[Begin Records to use]
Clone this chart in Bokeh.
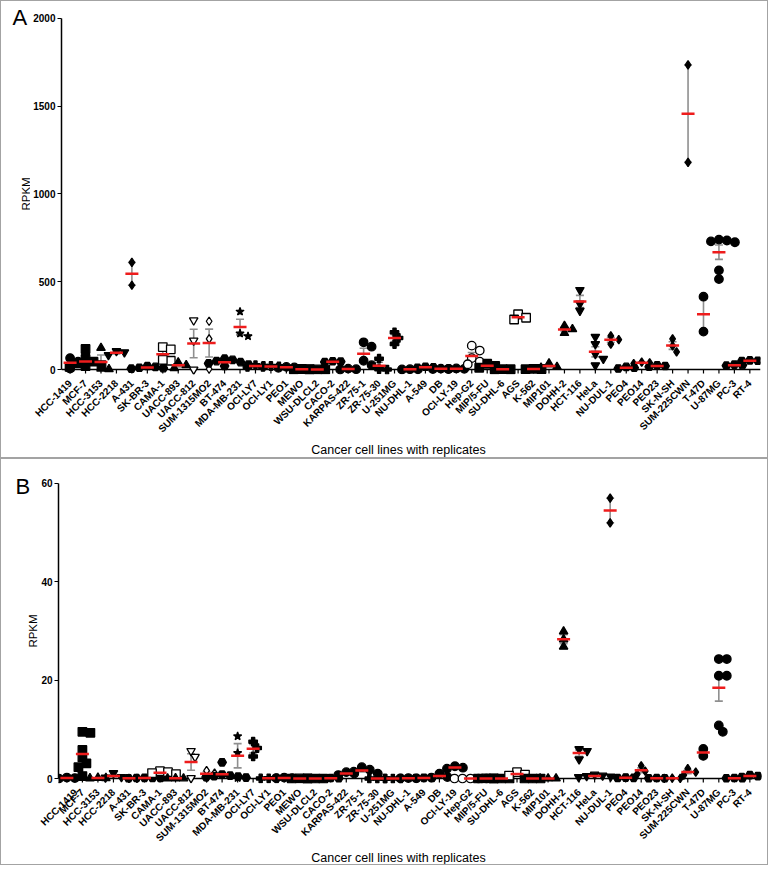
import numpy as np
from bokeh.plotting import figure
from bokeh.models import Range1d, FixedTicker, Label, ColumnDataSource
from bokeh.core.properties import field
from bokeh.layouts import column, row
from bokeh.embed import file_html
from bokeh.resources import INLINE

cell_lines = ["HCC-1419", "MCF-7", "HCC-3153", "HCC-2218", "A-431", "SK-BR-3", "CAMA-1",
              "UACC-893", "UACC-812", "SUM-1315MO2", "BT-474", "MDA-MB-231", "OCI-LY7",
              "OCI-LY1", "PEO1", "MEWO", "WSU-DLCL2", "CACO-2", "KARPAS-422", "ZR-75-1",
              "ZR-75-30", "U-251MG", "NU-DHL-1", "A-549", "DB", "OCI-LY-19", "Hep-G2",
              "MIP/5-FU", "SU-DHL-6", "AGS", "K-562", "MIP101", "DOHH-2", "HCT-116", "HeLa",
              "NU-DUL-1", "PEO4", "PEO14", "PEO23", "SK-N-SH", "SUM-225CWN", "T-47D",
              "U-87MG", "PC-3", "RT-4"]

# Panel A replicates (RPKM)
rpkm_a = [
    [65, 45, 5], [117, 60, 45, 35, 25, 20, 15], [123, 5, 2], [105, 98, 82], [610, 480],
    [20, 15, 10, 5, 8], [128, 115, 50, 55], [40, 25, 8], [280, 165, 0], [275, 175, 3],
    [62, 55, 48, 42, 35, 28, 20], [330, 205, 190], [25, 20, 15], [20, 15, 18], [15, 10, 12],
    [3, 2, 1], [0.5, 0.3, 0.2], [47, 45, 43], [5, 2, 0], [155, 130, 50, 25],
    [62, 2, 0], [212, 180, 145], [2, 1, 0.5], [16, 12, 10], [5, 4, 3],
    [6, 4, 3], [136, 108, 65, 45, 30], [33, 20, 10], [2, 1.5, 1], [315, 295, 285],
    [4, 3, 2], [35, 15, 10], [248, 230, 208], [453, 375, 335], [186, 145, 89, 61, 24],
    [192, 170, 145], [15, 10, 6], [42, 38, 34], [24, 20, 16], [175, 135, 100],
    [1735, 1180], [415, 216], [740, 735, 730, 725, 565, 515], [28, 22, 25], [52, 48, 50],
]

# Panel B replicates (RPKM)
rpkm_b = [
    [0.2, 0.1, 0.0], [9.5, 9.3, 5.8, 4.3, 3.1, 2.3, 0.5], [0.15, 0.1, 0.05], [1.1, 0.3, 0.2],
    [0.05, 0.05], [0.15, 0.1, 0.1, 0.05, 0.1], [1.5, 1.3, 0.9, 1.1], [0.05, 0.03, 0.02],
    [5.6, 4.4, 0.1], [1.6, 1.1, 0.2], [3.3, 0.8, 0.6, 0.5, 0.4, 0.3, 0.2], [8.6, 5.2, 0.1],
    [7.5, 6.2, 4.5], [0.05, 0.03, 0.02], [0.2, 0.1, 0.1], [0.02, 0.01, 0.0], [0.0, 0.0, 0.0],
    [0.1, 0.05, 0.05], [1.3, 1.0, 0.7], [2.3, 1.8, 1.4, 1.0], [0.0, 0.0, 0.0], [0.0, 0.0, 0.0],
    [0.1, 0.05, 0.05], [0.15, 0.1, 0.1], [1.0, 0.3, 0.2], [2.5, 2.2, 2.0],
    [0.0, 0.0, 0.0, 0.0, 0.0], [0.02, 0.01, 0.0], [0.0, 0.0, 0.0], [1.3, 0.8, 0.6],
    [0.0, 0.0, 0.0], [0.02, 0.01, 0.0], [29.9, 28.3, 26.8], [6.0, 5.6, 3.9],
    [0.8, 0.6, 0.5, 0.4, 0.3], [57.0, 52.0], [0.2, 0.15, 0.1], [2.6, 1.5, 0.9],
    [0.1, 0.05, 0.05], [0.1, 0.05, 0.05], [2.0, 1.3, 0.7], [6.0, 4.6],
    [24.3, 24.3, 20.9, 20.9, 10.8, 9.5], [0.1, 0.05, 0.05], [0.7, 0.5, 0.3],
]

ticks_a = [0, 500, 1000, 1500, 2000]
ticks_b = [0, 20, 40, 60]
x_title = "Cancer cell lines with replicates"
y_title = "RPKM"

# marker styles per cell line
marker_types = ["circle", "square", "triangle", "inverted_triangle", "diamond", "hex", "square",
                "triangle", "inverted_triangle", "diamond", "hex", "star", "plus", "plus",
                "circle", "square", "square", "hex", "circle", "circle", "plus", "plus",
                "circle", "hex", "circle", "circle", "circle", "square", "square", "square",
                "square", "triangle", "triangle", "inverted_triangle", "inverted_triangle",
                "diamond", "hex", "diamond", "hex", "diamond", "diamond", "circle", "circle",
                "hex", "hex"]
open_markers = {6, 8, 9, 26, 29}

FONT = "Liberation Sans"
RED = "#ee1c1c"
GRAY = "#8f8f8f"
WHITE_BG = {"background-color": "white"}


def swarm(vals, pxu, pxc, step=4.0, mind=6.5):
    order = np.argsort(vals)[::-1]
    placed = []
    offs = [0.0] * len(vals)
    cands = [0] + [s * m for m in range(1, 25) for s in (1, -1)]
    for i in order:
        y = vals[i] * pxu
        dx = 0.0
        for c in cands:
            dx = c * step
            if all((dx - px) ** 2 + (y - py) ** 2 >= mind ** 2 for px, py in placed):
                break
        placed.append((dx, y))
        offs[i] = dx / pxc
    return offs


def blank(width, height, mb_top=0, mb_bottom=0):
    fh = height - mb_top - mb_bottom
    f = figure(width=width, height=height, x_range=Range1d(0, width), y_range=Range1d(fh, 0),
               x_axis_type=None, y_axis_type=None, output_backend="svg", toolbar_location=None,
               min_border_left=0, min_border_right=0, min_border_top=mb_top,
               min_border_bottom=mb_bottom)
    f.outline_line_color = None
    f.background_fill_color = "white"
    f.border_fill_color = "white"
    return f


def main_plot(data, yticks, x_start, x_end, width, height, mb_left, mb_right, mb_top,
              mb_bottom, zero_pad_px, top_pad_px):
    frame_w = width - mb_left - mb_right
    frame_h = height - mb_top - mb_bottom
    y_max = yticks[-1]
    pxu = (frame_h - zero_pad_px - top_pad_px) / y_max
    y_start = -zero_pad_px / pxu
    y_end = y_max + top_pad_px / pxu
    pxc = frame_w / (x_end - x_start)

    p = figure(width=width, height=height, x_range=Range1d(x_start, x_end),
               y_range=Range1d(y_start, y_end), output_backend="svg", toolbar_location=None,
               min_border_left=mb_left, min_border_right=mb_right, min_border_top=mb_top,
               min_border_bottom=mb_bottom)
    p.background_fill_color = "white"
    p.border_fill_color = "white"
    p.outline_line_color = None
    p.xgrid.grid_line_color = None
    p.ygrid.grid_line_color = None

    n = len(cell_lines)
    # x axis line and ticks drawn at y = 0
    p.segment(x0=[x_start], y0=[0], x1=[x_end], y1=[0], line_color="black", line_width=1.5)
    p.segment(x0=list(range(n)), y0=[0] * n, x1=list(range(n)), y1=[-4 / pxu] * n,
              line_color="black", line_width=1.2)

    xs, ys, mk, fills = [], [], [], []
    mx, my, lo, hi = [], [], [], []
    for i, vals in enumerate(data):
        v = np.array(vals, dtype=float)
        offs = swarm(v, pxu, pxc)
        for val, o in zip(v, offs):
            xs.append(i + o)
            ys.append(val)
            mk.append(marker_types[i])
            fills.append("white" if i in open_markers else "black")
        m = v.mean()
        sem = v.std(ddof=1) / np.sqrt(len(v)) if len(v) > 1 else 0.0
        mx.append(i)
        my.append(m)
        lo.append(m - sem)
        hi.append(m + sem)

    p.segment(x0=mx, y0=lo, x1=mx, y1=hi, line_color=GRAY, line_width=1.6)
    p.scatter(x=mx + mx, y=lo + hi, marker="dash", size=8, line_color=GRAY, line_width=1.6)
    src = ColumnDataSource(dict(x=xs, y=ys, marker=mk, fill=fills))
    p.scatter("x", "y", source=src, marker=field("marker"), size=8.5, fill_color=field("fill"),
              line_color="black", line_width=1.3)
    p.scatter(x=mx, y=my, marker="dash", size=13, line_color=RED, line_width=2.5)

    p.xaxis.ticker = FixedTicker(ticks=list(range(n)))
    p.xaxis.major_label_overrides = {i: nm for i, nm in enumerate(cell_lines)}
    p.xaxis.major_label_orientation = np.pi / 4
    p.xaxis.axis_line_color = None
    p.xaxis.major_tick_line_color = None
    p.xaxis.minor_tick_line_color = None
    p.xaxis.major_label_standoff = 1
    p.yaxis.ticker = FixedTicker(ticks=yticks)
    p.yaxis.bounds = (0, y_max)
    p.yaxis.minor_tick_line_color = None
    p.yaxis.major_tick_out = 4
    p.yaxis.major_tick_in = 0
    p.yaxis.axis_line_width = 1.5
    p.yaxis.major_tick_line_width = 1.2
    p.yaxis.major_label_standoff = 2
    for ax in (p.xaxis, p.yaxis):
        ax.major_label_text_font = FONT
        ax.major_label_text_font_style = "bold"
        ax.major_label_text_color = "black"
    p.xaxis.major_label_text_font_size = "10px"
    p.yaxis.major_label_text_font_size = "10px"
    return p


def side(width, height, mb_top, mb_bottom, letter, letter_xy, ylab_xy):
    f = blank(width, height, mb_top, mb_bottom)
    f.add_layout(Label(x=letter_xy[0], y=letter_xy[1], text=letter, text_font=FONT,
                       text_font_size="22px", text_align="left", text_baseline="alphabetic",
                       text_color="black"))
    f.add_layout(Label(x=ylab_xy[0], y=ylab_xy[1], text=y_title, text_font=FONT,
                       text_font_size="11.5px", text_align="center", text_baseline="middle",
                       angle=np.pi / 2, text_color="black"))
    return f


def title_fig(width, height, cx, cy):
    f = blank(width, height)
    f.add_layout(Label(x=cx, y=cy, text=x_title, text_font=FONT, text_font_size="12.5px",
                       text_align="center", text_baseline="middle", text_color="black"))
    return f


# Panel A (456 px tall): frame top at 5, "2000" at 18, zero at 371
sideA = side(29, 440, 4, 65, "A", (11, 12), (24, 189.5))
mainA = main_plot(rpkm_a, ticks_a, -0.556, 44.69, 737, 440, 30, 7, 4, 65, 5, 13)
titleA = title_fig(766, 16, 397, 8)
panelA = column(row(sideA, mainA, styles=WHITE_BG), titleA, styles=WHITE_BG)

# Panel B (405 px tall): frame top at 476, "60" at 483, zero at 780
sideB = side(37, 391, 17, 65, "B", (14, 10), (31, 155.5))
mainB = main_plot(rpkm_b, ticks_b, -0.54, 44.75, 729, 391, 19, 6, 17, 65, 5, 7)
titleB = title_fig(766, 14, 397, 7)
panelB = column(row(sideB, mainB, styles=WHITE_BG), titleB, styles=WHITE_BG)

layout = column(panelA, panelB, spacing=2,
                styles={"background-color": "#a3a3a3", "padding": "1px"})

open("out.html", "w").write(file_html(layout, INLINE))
[End Records to use]
[Begin Records to use]
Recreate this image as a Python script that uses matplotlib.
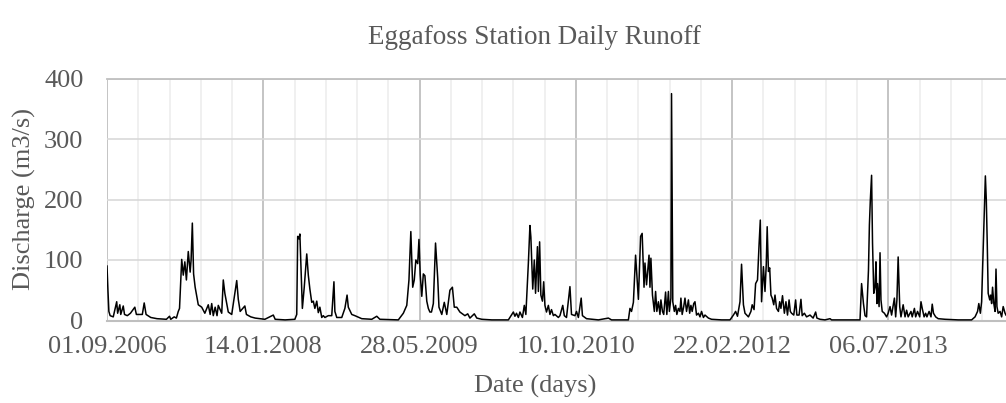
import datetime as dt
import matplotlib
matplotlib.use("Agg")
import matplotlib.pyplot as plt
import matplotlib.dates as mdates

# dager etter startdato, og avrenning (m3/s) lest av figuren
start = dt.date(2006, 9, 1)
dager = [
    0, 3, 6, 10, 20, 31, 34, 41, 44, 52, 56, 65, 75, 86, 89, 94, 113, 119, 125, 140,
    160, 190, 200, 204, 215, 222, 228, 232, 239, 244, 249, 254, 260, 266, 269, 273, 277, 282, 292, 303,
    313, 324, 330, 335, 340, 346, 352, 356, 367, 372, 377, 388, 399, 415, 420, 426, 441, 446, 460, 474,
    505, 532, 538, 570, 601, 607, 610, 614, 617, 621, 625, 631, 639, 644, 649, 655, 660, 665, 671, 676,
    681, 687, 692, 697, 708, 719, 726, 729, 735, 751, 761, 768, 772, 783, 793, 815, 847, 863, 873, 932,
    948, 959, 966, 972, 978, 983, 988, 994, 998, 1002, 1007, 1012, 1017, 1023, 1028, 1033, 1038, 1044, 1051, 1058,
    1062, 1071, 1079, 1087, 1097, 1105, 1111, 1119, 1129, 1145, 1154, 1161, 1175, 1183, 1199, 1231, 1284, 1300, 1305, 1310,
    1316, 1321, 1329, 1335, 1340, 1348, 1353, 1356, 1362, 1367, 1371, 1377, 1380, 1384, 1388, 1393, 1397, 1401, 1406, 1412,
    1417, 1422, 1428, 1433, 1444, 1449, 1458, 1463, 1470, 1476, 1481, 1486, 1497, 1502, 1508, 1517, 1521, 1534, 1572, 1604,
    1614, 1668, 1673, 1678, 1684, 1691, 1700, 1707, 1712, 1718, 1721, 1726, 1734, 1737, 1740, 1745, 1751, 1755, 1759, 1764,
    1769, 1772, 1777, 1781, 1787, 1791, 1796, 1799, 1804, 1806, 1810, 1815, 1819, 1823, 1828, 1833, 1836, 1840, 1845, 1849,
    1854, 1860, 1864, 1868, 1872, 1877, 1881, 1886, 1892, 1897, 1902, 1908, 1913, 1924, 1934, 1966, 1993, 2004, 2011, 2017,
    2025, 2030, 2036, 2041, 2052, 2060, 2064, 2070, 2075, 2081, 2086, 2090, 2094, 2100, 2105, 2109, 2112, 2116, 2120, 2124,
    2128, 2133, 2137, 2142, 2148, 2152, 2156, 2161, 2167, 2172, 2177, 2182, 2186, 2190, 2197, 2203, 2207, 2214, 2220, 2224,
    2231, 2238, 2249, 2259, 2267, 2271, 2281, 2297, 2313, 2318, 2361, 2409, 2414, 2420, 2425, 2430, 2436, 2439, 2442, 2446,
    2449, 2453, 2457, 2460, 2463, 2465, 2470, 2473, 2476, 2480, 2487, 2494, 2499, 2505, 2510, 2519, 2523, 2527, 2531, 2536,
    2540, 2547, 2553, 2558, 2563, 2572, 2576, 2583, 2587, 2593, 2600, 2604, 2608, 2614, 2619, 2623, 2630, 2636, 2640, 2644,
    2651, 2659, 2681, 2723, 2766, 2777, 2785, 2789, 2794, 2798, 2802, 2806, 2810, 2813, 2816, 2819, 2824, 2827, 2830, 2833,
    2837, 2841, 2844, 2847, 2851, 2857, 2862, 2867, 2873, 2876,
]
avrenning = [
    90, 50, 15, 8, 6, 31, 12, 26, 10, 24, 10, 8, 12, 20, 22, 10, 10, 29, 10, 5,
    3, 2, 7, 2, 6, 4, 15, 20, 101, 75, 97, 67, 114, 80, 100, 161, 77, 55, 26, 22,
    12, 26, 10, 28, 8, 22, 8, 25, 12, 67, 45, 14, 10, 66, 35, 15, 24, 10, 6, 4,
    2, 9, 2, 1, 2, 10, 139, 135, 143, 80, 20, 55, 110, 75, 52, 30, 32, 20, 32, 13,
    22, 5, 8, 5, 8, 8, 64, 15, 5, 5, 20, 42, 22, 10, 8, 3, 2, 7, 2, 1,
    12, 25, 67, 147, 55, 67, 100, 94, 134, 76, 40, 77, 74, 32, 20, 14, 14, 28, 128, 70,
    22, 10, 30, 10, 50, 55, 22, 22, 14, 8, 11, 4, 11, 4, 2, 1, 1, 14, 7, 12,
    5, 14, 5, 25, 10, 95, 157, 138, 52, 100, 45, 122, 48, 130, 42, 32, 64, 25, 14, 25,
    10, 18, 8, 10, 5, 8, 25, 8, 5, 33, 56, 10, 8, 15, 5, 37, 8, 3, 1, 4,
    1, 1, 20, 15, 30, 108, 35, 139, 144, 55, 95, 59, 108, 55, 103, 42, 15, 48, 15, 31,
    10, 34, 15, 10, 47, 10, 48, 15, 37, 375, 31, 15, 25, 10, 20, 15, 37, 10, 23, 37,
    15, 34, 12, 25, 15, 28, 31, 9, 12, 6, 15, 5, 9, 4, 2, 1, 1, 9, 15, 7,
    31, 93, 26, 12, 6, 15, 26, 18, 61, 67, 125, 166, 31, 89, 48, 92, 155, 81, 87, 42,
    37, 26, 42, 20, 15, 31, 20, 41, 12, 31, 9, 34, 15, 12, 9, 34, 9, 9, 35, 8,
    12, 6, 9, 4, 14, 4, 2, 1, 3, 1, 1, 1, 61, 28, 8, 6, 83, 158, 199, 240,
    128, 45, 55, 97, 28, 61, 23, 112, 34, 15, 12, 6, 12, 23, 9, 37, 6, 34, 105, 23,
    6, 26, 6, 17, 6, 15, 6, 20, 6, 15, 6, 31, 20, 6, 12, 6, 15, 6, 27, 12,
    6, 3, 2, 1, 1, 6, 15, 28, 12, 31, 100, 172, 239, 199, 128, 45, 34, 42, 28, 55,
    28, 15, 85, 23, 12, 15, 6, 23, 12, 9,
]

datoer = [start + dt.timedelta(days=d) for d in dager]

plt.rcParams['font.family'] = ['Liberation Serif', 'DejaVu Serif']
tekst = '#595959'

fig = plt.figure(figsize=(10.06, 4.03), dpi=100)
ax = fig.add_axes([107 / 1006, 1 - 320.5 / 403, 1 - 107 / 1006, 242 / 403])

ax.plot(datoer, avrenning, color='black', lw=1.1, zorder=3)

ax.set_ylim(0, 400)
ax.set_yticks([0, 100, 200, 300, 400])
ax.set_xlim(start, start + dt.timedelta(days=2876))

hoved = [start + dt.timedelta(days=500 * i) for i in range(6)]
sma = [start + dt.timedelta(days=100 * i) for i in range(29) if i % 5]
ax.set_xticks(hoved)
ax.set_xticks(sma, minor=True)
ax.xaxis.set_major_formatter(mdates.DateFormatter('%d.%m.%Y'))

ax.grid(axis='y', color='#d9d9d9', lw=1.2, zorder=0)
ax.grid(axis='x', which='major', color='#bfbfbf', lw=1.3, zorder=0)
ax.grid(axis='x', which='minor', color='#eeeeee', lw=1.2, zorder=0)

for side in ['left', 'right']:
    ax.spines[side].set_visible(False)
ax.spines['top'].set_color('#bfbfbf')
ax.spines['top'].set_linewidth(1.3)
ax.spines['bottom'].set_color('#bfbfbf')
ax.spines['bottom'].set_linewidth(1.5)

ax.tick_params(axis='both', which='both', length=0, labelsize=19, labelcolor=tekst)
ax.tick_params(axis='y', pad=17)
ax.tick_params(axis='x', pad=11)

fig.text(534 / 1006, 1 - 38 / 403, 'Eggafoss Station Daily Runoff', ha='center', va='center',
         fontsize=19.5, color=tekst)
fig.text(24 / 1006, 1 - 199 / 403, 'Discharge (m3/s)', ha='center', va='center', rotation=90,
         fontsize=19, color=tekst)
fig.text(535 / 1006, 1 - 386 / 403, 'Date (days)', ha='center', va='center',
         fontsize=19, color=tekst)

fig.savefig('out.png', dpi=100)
[End Records to use]
What's needed is an exact copy of the lines above from the one with "Recreate this image" through the one with "import matplotlib.dates as mdates", both included; the pictures stay out.

Output for this exercise:
Recreate this image as a Python script that uses matplotlib.
import datetime as dt
import matplotlib
matplotlib.use("Agg")
import matplotlib.pyplot as plt
import matplotlib.dates as mdates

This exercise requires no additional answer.